**Aim**
The listing below should be printed exactly, every line of it. Skip the pictures.
** Begin Materials provided **
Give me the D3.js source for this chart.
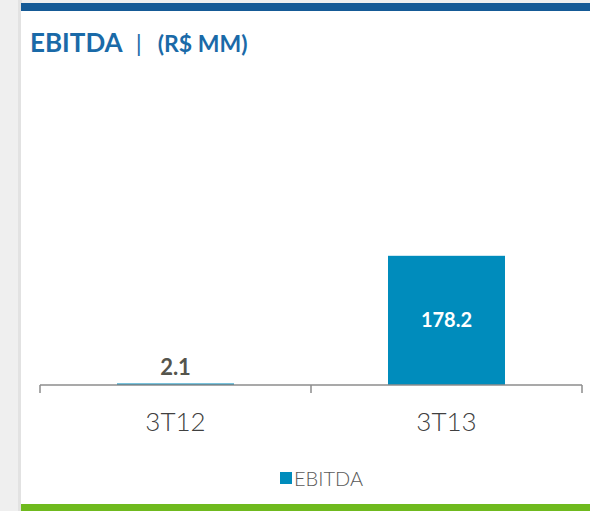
<!DOCTYPE html>
<html>
<head>
<meta charset="utf-8">
<script src="https://cdn.jsdelivr.net/npm/d3@7"></script>
<style>
  body { margin: 0; background: #efefef; }
  svg { display: block; }
</style>
</head>
<body>
<svg id="chart" width="590" height="511"></svg>
<script>
// chart data
const categories = ["3T12", "3T13"];
const ebitda = [2.1, 178.2];
const seriesName = "EBITDA";

const svg = d3.select("#chart");
const font = "'Century Gothic', 'Lato', 'DejaVu Sans', sans-serif";

// panel background, top and bottom stripes
svg.append("rect").attr("x", 0).attr("y", 0).attr("width", 590).attr("height", 511).attr("fill", "#efefef");
svg.append("rect").attr("x", 18).attr("y", 0).attr("width", 4).attr("height", 511).attr("fill", "#e2e2e2");
svg.append("rect").attr("x", 21).attr("y", 3).attr("width", 569).attr("height", 508).attr("fill", "#ffffff");
svg.append("rect").attr("x", 21).attr("y", 3).attr("width", 569).attr("height", 8).attr("fill", "#155a96");
svg.append("rect").attr("x", 21).attr("y", 504).attr("width", 569).attr("height", 7).attr("fill", "#6fba1e");

// title
const title = svg.append("text")
  .attr("x", 30).attr("y", 52)
  .attr("fill", "#1a6aa8")
  .style("font-family", font)
  .style("font-weight", "bold");
title.append("tspan").style("font-size", "26px").text("EBITDA");
title.append("tspan").attr("dx", 13).style("font-size", "24px").style("font-weight", "normal").text("|");
title.append("tspan").attr("dx", 16).style("font-size", "23px").text("(R$ MM)");

// scales
const margin = { left: 40, right: 8 };
const baseY = 385;
const x = d3.scaleBand().domain(categories).range([margin.left, 590 - margin.right]).paddingInner(0).paddingOuter(0);
const y = d3.scaleLinear().domain([0, 200]).range([baseY, baseY - 145]);
const barW = 117;

// bars
svg.selectAll(".bar")
  .data(categories)
  .enter().append("rect")
  .attr("class", "bar")
  .attr("x", d => x(d) + (x.bandwidth() - barW) / 2)
  .attr("width", barW)
  .attr("y", (d, i) => y(ebitda[i]))
  .attr("height", (d, i) => baseY - y(ebitda[i]))
  .attr("fill", "#008cbc");

// value labels
svg.selectAll(".val")
  .data(categories)
  .enter().append("text")
  .attr("class", "val")
  .attr("x", d => x(d) + x.bandwidth() / 2)
  .attr("y", (d, i) => ebitda[i] > 50 ? (y(ebitda[i]) + baseY) / 2 + 7 : y(ebitda[i]) - 8)
  .attr("text-anchor", "middle")
  .attr("fill", (d, i) => ebitda[i] > 50 ? "#ffffff" : "#55554d")
  .style("font-family", font)
  .style("font-weight", "bold")
  .style("font-size", (d, i) => ebitda[i] > 50 ? "20px" : "22px")
  .text((d, i) => ebitda[i].toFixed(1));

// x axis
const axisG = svg.append("g").attr("transform", `translate(0,${baseY})`);
axisG.append("line")
  .attr("x1", margin.left).attr("x2", 590 - margin.right)
  .attr("stroke", "#8c8c8c").attr("stroke-width", 1.5);
const tickXs = categories.map(d => x(d)).concat([x(categories[categories.length - 1]) + x.bandwidth()]);
axisG.selectAll(".tick")
  .data(tickXs)
  .enter().append("line")
  .attr("x1", d => d).attr("x2", d => d)
  .attr("y1", 0).attr("y2", 8)
  .attr("stroke", "#8c8c8c").attr("stroke-width", 1.5);
axisG.selectAll(".lab")
  .data(categories)
  .enter().append("text")
  .attr("x", d => x(d) + x.bandwidth() / 2)
  .attr("y", 46)
  .attr("text-anchor", "middle")
  .attr("fill", "#404040")
  .style("font-family", font)
  .style("font-weight", 300)
  .style("font-size", "26px")
  .text(d => d);

// legend
svg.append("rect").attr("x", 280).attr("y", 472).attr("width", 12).attr("height", 12).attr("fill", "#008cbc");
svg.append("text")
  .attr("x", 294).attr("y", 486)
  .attr("fill", "#595959")
  .style("font-family", font)
  .style("font-weight", 300)
  .style("font-size", "20px")
  .text(seriesName);
</script>
</body>
</html>
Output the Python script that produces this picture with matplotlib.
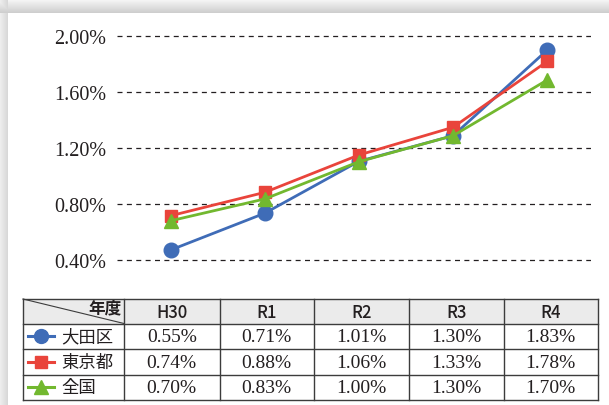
** End Materials provided **
**Solution below**
Give me the D3.js source for this chart.
<!DOCTYPE html>
<html>
<head>
<meta charset="utf-8">
<script src="https://cdn.jsdelivr.net/npm/d3@7"></script>
<style>
  body { margin: 0; background: #efefef; }
  svg { display: block; }
</style>
</head>
<body>
<svg id="chart" width="590" height="511"></svg>
<script>
// chart data
const categories = ["3T12", "3T13"];
const ebitda = [2.1, 178.2];
const seriesName = "EBITDA";

const svg = d3.select("#chart");
const font = "'Century Gothic', 'Lato', 'DejaVu Sans', sans-serif";

// panel background, top and bottom stripes
svg.append("rect").attr("x", 0).attr("y", 0).attr("width", 590).attr("height", 511).attr("fill", "#efefef");
svg.append("rect").attr("x", 18).attr("y", 0).attr("width", 4).attr("height", 511).attr("fill", "#e2e2e2");
svg.append("rect").attr("x", 21).attr("y", 3).attr("width", 569).attr("height", 508).attr("fill", "#ffffff");
svg.append("rect").attr("x", 21).attr("y", 3).attr("width", 569).attr("height", 8).attr("fill", "#155a96");
svg.append("rect").attr("x", 21).attr("y", 504).attr("width", 569).attr("height", 7).attr("fill", "#6fba1e");

// title
const title = svg.append("text")
  .attr("x", 30).attr("y", 52)
  .attr("fill", "#1a6aa8")
  .style("font-family", font)
  .style("font-weight", "bold");
title.append("tspan").style("font-size", "26px").text("EBITDA");
title.append("tspan").attr("dx", 13).style("font-size", "24px").style("font-weight", "normal").text("|");
title.append("tspan").attr("dx", 16).style("font-size", "23px").text("(R$ MM)");

// scales
const margin = { left: 40, right: 8 };
const baseY = 385;
const x = d3.scaleBand().domain(categories).range([margin.left, 590 - margin.right]).paddingInner(0).paddingOuter(0);
const y = d3.scaleLinear().domain([0, 200]).range([baseY, baseY - 145]);
const barW = 117;

// bars
svg.selectAll(".bar")
  .data(categories)
  .enter().append("rect")
  .attr("class", "bar")
  .attr("x", d => x(d) + (x.bandwidth() - barW) / 2)
  .attr("width", barW)
  .attr("y", (d, i) => y(ebitda[i]))
  .attr("height", (d, i) => baseY - y(ebitda[i]))
  .attr("fill", "#008cbc");

// value labels
svg.selectAll(".val")
  .data(categories)
  .enter().append("text")
  .attr("class", "val")
  .attr("x", d => x(d) + x.bandwidth() / 2)
  .attr("y", (d, i) => ebitda[i] > 50 ? (y(ebitda[i]) + baseY) / 2 + 7 : y(ebitda[i]) - 8)
  .attr("text-anchor", "middle")
  .attr("fill", (d, i) => ebitda[i] > 50 ? "#ffffff" : "#55554d")
  .style("font-family", font)
  .style("font-weight", "bold")
  .style("font-size", (d, i) => ebitda[i] > 50 ? "20px" : "22px")
  .text((d, i) => ebitda[i].toFixed(1));

// x axis
const axisG = svg.append("g").attr("transform", `translate(0,${baseY})`);
axisG.append("line")
  .attr("x1", margin.left).attr("x2", 590 - margin.right)
  .attr("stroke", "#8c8c8c").attr("stroke-width", 1.5);
const tickXs = categories.map(d => x(d)).concat([x(categories[categories.length - 1]) + x.bandwidth()]);
axisG.selectAll(".tick")
  .data(tickXs)
  .enter().append("line")
  .attr("x1", d => d).attr("x2", d => d)
  .attr("y1", 0).attr("y2", 8)
  .attr("stroke", "#8c8c8c").attr("stroke-width", 1.5);
axisG.selectAll(".lab")
  .data(categories)
  .enter().append("text")
  .attr("x", d => x(d) + x.bandwidth() / 2)
  .attr("y", 46)
  .attr("text-anchor", "middle")
  .attr("fill", "#404040")
  .style("font-family", font)
  .style("font-weight", 300)
  .style("font-size", "26px")
  .text(d => d);

// legend
svg.append("rect").attr("x", 280).attr("y", 472).attr("width", 12).attr("height", 12).attr("fill", "#008cbc");
svg.append("text")
  .attr("x", 294).attr("y", 486)
  .attr("fill", "#595959")
  .style("font-family", font)
  .style("font-weight", 300)
  .style("font-size", "20px")
  .text(seriesName);
</script>
</body>
</html>
Output the Python script that produces this picture with matplotlib.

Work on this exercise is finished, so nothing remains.